2. Classification Methods
After picking informative genes from microarray data, classification is performed with
* Support Vector Machines (SVM)
* Multilayer Perceptron Networks (MLP)
* Random Forest (RF) methods which are widely used in multiple classification tasks.
3. Cross Validation
Cross-validation is an important step to acquire the validity of results. For small sampled datasets like microarray data, it is convenient to use
Leave-one-out Cross Validation (LOOCV) for the task.
## Methodology
First the LASSO feature selection method has been applied to get the selected features .The selected alpha parameter for LASSO is 0.0001 .Then, feature count is noted for related datasets.After that, MLP and SVM classifiers have been used to classify and validate the results using LOOCV to calculate the scores.After this step, the Relief feature selection algorithm is used on the datasets to select the most important features.Then the selected features are taken from LASSO to compare their performance. Again, MLP and SVM are used to classify and LOOCV to validate.Lastly, the selected features are used to calculate the accuracy.

## Result Analysis
After the training and tests, the accuracy results are very promising.Here's some comparison.

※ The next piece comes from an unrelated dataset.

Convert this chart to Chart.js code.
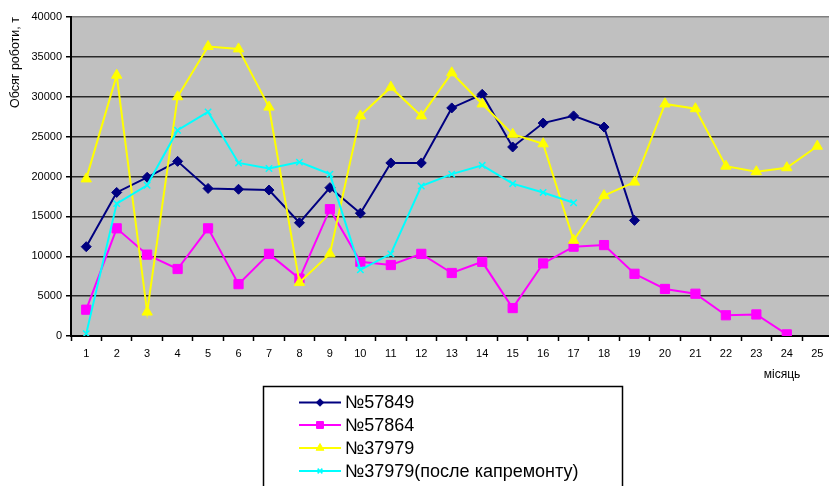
<!DOCTYPE html>
<html>
<head>
<meta charset="utf-8">
<script src="https://cdn.jsdelivr.net/npm/chart.js@4.4.0/dist/chart.umd.min.js"></script>
<style>
  html, body { margin: 0; padding: 0; background: #fff; overflow: hidden; }
</style>
</head>
<body>
<canvas id="chart" width="840" height="486"></canvas>
<script>
// months 1..25
const months = ['1','2','3','4','5','6','7','8','9','10','11','12','13','14','15','16','17','18','19','20','21','22','23','24','25'];

// tonnes
const loco57849 = [11200, 18000, 19900, 21900, 18500, 18400, 18300, 14200, 18600, 15400, 21700, 21700, 28600, 30300, 23700, 26700, 27600, 26200, 14500];
const loco57864 = [3300, 13500, 10200, 8400, 13500, 6500, 10300, 7200, 15900, 9300, 8900, 10300, 7900, 9300, 3500, 9100, 11200, 11400, 7800, 5900, 5300, 2600, 2700, 200];
const loco37979 = [19700, 32700, 3000, 30000, 36300, 36000, 28700, 6700, 10300, 27600, 31200, 27600, 33000, 29100, 25300, 24100, 12000, 17600, 19300, 29100, 28500, 21300, 20600, 21100, 23800];
const loco37979after = [300, 16600, 18900, 25800, 28100, 21700, 21000, 21800, 20300, 8300, 10300, 18800, 20300, 21400, 19100, 18000, 16700];

const seriesNames = ['№57849', '№57864', '№37979', '№37979(после капремонту)'];
const seriesColors = ['#000080', '#ff00ff', '#ffff00', '#00ffff'];

const font = 'Liberation Sans, Arial, sans-serif';

const plotBg = {
    id: 'plotBg',
    beforeDraw(chart) {
        const a = chart.chartArea;
        const ctx = chart.ctx;
        ctx.save();
        ctx.fillStyle = '#c0c0c0';
        ctx.fillRect(a.left, a.top, a.right - a.left, a.bottom - a.top);
        ctx.restore();
    }
};

// boxed legend under the plot + the x axis caption
const boxLegend = {
    id: 'boxLegend',
    afterDraw(chart) {
        const ctx = chart.ctx;
        ctx.save();
        ctx.fillStyle = '#fff';
        ctx.fillRect(264, 387, 358, 110);
        ctx.strokeStyle = '#000';
        ctx.lineWidth = 1.5;
        ctx.strokeRect(263.5, 386.5, 359, 120);

        const rows = [402.5, 425, 448, 471];
        chart.data.datasets.forEach((ds, i) => {
            const y = rows[i];
            ctx.strokeStyle = ds.borderColor;
            ctx.lineWidth = 2;
            ctx.beginPath();
            ctx.moveTo(299, y);
            ctx.lineTo(341, y);
            ctx.stroke();
            ctx.fillStyle = ds.borderColor;
            ctx.strokeStyle = ds.borderColor;
            ctx.lineWidth = ds.pointBorderWidth;
            Chart.helpers.drawPoint(ctx, {
                pointStyle: ds.pointStyle,
                radius: ds.pointRadius * 0.75,
                rotation: 0,
                borderWidth: ds.pointBorderWidth
            }, 320, y);
            ctx.fillStyle = '#000';
            ctx.font = '18px ' + font;
            ctx.textBaseline = 'middle';
            ctx.textAlign = 'left';
            ctx.fillText(ds.label, 345, y + 1);
        });

        ctx.fillStyle = '#000';
        ctx.font = '12px ' + font;
        ctx.textAlign = 'center';
        ctx.textBaseline = 'middle';
        ctx.fillText('місяць', 782, 375);
        ctx.restore();
    }
};

function makeSet(i, data, style, radius) {
    return {
        label: seriesNames[i],
        data: data,
        borderColor: seriesColors[i],
        backgroundColor: seriesColors[i],
        pointBackgroundColor: seriesColors[i],
        pointBorderColor: seriesColors[i],
        pointStyle: style,
        pointRadius: radius,
        pointBorderWidth: style === 'crossRot' ? 1.5 : 1,
        borderWidth: 2,
        tension: 0,
        spanGaps: false,
        order: 4 - i
    };
}

new Chart(document.getElementById('chart').getContext('2d'), {
    type: 'line',
    data: {
        labels: months,
        datasets: [
            makeSet(0, loco57849, 'rectRot', 5),
            makeSet(1, loco57864, 'rect', 6.5),
            makeSet(2, loco37979, 'triangle', 6),
            makeSet(3, loco37979after, 'crossRot', 4.5)
        ]
    },
    options: {
        responsive: false,
        animation: false,
        devicePixelRatio: 1,
        layout: { padding: { top: 17, right: 6.5, left: 0, bottom: 0 } },
        plugins: { legend: { display: false }, tooltip: { enabled: false } },
        scales: {
            x: {
                offset: true,
                grid: { offset: true, drawOnChartArea: false, tickLength: 5, tickColor: '#000', tickWidth: 1.5 },
                border: { color: '#000', width: 2 },
                ticks: { color: '#000', font: { family: font, size: 11 }, padding: 6, maxRotation: 0, autoSkip: false },
                afterFit: s => { s.height = 150; }
            },
            y: {
                min: 0,
                max: 40000,
                ticks: { stepSize: 5000, color: '#000', font: { family: font, size: 11 }, padding: 4, callback: v => String(v) },
                grid: {
                    color: c => c.tick && c.tick.value === 40000 ? '#808080' : '#2a2a2a',
                    lineWidth: 1.5,
                    tickLength: 5,
                    tickColor: '#000'
                },
                border: { color: '#000', width: 2 },
                title: { display: true, text: 'Обсяг роботи, т', align: 'end', color: '#000', font: { family: font, size: 12.5 }, padding: { top: 8, bottom: 0 } },
                afterFit: s => { s.width = 71; }
            }
        }
    },
    plugins: [plotBg, boxLegend]
});
</script>
</body>
</html>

* MLP training takes a much longer time. SVM is nearly 500 times faster.
* LASSO feature selection significantly outperforms Relief feature selection.

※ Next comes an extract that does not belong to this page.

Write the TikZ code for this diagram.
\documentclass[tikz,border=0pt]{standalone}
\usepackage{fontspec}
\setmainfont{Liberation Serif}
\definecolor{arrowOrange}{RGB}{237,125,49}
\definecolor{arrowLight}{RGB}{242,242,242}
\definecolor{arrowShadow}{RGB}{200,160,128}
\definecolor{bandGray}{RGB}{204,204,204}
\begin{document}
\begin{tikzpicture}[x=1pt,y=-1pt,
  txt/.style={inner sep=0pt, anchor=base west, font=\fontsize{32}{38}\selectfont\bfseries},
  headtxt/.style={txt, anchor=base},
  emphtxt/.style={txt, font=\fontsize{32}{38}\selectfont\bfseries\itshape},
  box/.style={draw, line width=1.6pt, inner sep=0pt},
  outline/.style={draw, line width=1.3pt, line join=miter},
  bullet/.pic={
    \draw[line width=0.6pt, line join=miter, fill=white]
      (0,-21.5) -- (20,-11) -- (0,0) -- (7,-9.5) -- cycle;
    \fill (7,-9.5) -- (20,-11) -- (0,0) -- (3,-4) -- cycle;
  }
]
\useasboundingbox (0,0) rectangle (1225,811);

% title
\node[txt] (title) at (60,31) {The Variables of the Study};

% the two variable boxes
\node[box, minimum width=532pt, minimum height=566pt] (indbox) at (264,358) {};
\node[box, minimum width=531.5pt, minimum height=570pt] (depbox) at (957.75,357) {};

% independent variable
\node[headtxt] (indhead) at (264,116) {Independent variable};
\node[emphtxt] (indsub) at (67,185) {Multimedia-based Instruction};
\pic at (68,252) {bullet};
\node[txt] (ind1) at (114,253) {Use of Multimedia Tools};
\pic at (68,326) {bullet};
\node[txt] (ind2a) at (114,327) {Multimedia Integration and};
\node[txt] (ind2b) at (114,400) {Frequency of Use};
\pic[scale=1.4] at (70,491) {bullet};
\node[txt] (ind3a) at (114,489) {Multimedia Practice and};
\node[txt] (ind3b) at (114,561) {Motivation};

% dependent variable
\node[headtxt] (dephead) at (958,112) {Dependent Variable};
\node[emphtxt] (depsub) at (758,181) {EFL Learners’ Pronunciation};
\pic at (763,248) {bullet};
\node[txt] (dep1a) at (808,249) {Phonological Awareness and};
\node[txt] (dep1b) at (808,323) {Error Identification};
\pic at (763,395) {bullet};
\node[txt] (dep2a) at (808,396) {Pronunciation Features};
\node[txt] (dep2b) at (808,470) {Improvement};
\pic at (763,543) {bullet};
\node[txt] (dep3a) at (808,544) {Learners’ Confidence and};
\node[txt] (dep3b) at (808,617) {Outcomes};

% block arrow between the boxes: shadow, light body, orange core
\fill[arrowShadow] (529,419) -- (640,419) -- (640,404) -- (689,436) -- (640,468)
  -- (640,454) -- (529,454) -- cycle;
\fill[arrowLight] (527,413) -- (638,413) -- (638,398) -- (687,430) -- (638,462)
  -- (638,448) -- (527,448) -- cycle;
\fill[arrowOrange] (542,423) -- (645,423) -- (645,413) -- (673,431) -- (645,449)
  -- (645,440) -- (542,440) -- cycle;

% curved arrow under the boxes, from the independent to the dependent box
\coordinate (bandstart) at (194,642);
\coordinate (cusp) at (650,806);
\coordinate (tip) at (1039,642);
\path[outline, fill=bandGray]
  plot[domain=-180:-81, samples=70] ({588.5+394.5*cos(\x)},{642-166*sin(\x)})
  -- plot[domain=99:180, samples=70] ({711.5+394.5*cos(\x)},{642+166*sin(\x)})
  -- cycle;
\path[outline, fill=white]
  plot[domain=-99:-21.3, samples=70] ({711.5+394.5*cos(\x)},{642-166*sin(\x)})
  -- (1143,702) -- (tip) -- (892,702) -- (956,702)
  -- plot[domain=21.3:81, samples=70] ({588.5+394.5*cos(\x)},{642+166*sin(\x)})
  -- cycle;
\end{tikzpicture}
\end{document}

* SVM overwhelmingly faster at training, but for accuracy, MLP is slightly better.
* Rom Forest’s training time is faster than MLP and slower than SVM, but in terms of accuracy, unfortunately, it was the least successful among classifiers used in this study.
After comparing other methods they came to the conclution that LASSO and SVM are significantly better.The method has proved to be a reliable classification system compared to other approaches.
## Literature Review

## Proposed Approach
After searching about some other feature selection methods and classification methods we have decided to apply this following steps:
* First, we have trained the model without using feature selection methods and see how it’s performance changes.
* Second, we have applied another feature extraction method like PCA. Then we compared the results with LASSO.
* Thirdly, we have used other classifiers called XGBoost and LightGBM and compared the results with other classifiers like SVM,MLP,RF.
* Finally, we will compare which feature selection method and classification method performs best together and is it better than this existing method which has been applied in this paper.
## Result

XGboost takes a bit longer time and LightGBM is significantly faster.And if we consider accuracy then, Lasso with LightGBM accuracy 68% is better than Lasso with XGboost 67%.MLP takes a bit longer and it’s accuracy is not convincing.
## Discussions
* In previous studies, Lasso with SVM performed the best with 99% accuracy.
* In other studies LightGBM works better for cancer prediction with 88% accuracy.
* In our study LightGBM accuracy is 68%.